Michael went on to explain that the family was able to find some solace in that they were able to bring her ashes to Yellowstone, just in time for what would have been their 20th anniversary.

"She'll always be a guardian angel for me and I'll always know that she's looking out over us," Michael continued.

Even those who spoke on behalf of Brooks offered their heartfelt apologies and prayers for the Fortenberry family. They too spoke of the man they knew, the man they thought wasn't capable of this. Lifelong friend Pastor Lynette Orr was the first to speak on behalf of Brooks. "We have pastors praying all over the country for you, especially your boys," Pastor Orr said. "We are so sorry."

Roosevelt Mansfield, Brooks' nephew, commiserated with the pain the Fortenberry's were feeling.

"I'm a husband, I have kids, just seeing you guys, sorry, I understand your anger, from the bottom of my heart," Mansfield said. "This is so outside of his character."

"My uncle deserves his consequence, I couldn't imagine how you guys feel, Mansfield said. "God is the ultimate judge, and when all is said and done I believe justice will be served. And I will continue to pray for you guys."

Judge Jay D. Carlson then offered the state's prosecution the opportunity to present their argument for the maximum penalty.

"It's difficult to put into words just how devastating the crime was, this was to the family, and to the community," said lead prosecutor, David Voigt.

Voigt continued, offering some background on how the Fortenberry's moved to Minnesota after losing their home in the aftermath of Hurricane Katrina.

"They were living that idyllic life until that one day when the defendant came and snuffed it all out."

The prosecution went on to explain how the sentencing system in Minnesota is set up to allow an inmate to come back and be a productive member of society if they serve out their sentence and show good behavior.

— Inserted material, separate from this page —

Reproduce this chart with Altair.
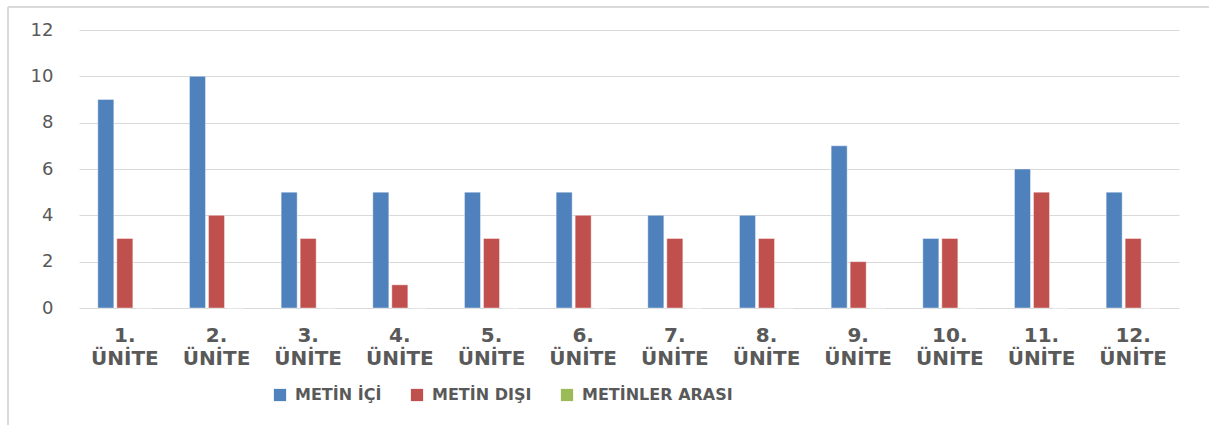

Under current sentencing guidelines, if Brooks didn't receive the maximum sentence of 40 years without parole, he would be let out after serving two-thirds of his time with good behavior.

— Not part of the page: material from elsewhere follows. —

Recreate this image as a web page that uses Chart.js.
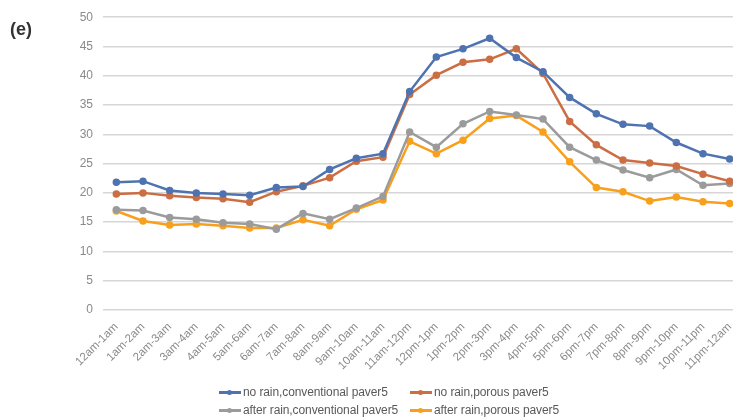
<!DOCTYPE html>
<html>
<head>
<meta charset="utf-8">
<script src="https://cdn.jsdelivr.net/npm/chart.js@4/dist/chart.umd.min.js"></script>
<style>
  html, body { margin: 0; padding: 0; background: #fff; overflow: hidden; }
  #wrap { position: relative; width: 760px; height: 419px; }
  #panel { position: absolute; left: 10px; top: 19px; font: bold 18px "Liberation Sans", Arial, sans-serif; color: #333; }
  .leg { position: absolute; font: 12px "Liberation Sans", Arial, sans-serif; color: #595959; white-space: nowrap; display: flex; align-items: center; letter-spacing: -0.1px; }
  .leg .mk { position: relative; width: 22px; height: 10px; margin-right: 2px; }
  .leg .mk i { position: absolute; left: 0; right: 0; top: 4px; height: 2.5px; }
  .leg .mk b { position: absolute; left: 8px; top: 2.5px; width: 5px; height: 5px; border-radius: 50%; }
</style>
</head>
<body>
<div id="wrap">
  <canvas id="c" width="760" height="419"></canvas>
  <div id="panel">(e)</div>
  <div id="legend"></div>
</div>
<script>
// Hourly periods
const hours = ["12am-1am","1am-2am","2am-3am","3am-4am","4am-5am","5am-6am","6am-7am","7am-8am",
  "8am-9am","9am-10am","10am-11am","11am-12pm","12pm-1pm","1pm-2pm","2pm-3pm","3pm-4pm",
  "4pm-5pm","5pm-6pm","6pm-7pm","7pm-8pm","8pm-9pm","9pm-10pm","10pm-11pm","11pm-12am"];

// Surface temperature series
const noRainConventional = [21.8,22.0,20.4,20.0,19.8,19.6,20.9,21.1,24.0,25.9,26.7,37.3,
  43.2,44.6,46.4,43.1,40.7,36.3,33.5,31.7,31.4,28.6,26.7,25.8];
const noRainPorous = [19.8,20.0,19.5,19.2,19.0,18.4,20.2,21.2,22.6,25.4,26.1,36.8,
  40.1,42.3,42.8,44.6,40.4,32.2,28.2,25.6,25.1,24.6,23.2,22.0];
const afterRainConventional = [17.1,17.0,15.8,15.5,14.9,14.7,13.8,16.5,15.5,17.4,19.4,30.4,
  27.8,31.8,33.9,33.3,32.6,27.8,25.6,23.9,22.6,24.0,21.3,21.6];
const afterRainPorous = [16.9,15.2,14.5,14.7,14.4,14.0,14.0,15.4,14.4,17.2,18.8,28.8,
  26.7,29.0,32.7,33.2,30.4,25.3,20.9,20.2,18.6,19.3,18.5,18.2];

const yTicks = [0,5,10,15,20,25,30,35,40,45,50];

const seriesNames = ["no rain,conventional paver5","no rain,porous paver5",
  "after rain,conventional paver5","after rain,porous paver5"];
const seriesColors = ["#4E73B0","#CC6E43","#9B9B9B","#F8A01C"];
const seriesData = [noRainConventional, noRainPorous, afterRainConventional, afterRainPorous];

const datasets = seriesData.map((d, i) => ({
  label: seriesNames[i],
  data: d,
  borderColor: seriesColors[i],
  backgroundColor: seriesColors[i],
  borderWidth: 2.5,
  pointRadius: 2.5,
  pointHoverRadius: 2.5,
  tension: 0
}));

new Chart(document.getElementById('c'), {
  type: 'line',
  data: { labels: hours, datasets },
  options: {
    responsive: false,
    animation: false,
    layout: { padding: { top: 15, right: 17, bottom: 0, left: 0 } },
    plugins: { legend: { display: false }, tooltip: { enabled: false } },
    scales: {
      x: {
        offset: true,
        grid: { display: false },
        border: { display: false },
        ticks: {
          autoSkip: false, maxRotation: 45, minRotation: 45,
          color: '#8a8a8a', padding: 2,
          font: { family: '"Liberation Sans", Arial, sans-serif', size: 11.5 }
        },
        afterFit: s => { s.height = 109; }
      },
      y: {
        min: 0, max: 50,
        afterBuildTicks: s => { s.ticks = yTicks.map(v => ({ value: v })); },
        grid: { color: '#d6d6d6', lineWidth: 1.5, drawTicks: false },
        border: { display: false },
        ticks: {
          color: '#8a8a8a', padding: 10,
          font: { family: '"Liberation Sans", Arial, sans-serif', size: 12 }
        },
        afterFit: s => { s.width = 103; }
      }
    }
  }
});

// Legend: two rows of two entries
const legPos = [[219,385],[410,385],[219,403],[410,403]];
const legend = document.getElementById('legend');
seriesNames.forEach((name, i) => {
  const el = document.createElement('div');
  el.className = 'leg';
  el.style.left = legPos[i][0] + 'px';
  el.style.top = legPos[i][1] + 'px';
  el.innerHTML = '<span class="mk"><i style="background:' + seriesColors[i] + '"></i><b style="background:' +
    seriesColors[i] + '"></b></span>' + name;
  legend.appendChild(el);
});
</script>
</body>
</html>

The defense argued for a reduced sentence. Brooks' court appointed attorney Jim Austad said that nothing in his past was violent in nature and that he never laid a hand on woman before.

"There was no torture, he had no interest in causing the pain that has prolonged these proceedings," Austad said.

"This isn't Jeffrey Brooks -- that's what everybody says." Austad added. "He didn't intend the result."

Carlson then allowed Brooks the opportunity to speak on his behalf.

"I would first like to say I'm sorry," Brooks said, sobbing. "I know I could say I'm sorry a trillion times and it wouldn't be much good because it wouldn't bring Diane back."

"In those seconds that went by, if I could trade my life for hers I would do it, in a heartbeat."

"There's nobody in the courtroom that feels worse than I do. It's a tragedy, Diane didn't deserve this."

"I didn't mean to kill her. This is something I'm going to have to live with for the rest of my life and there is no sentence that could be worse than that to me."

"I understand the hatred, I understand the pain, and I understand everything you said to me. I don't blame you. I'm sorry that you can't grow old together, I'm sorry I took your best friend from you."

After an hour of statements, Carlson delivered the court's sentence.

"In this case you have committed a very violent crime that has caused unimaginable suffering, pain and sorrow to the family," Carlson said. "You've also made everyone in the community a victim. They no longer feel safe and secure in their home."

"The court does believe that one significant factor in the case is that you've consistently not denied committing the crime and have expressed your remorse."

Carlson ordered 420 months with 381 days credit for time served in Todd County.

A total of 280 months must be served and 130 months may be served under supervised released with good behavior while in prison. If Brooks has even one behavioral infraction in prison, he will be forced to serve out the remainder of the 35-year sentence.

Brooks must also submit a DNA sample for testing and pay restitution to the family.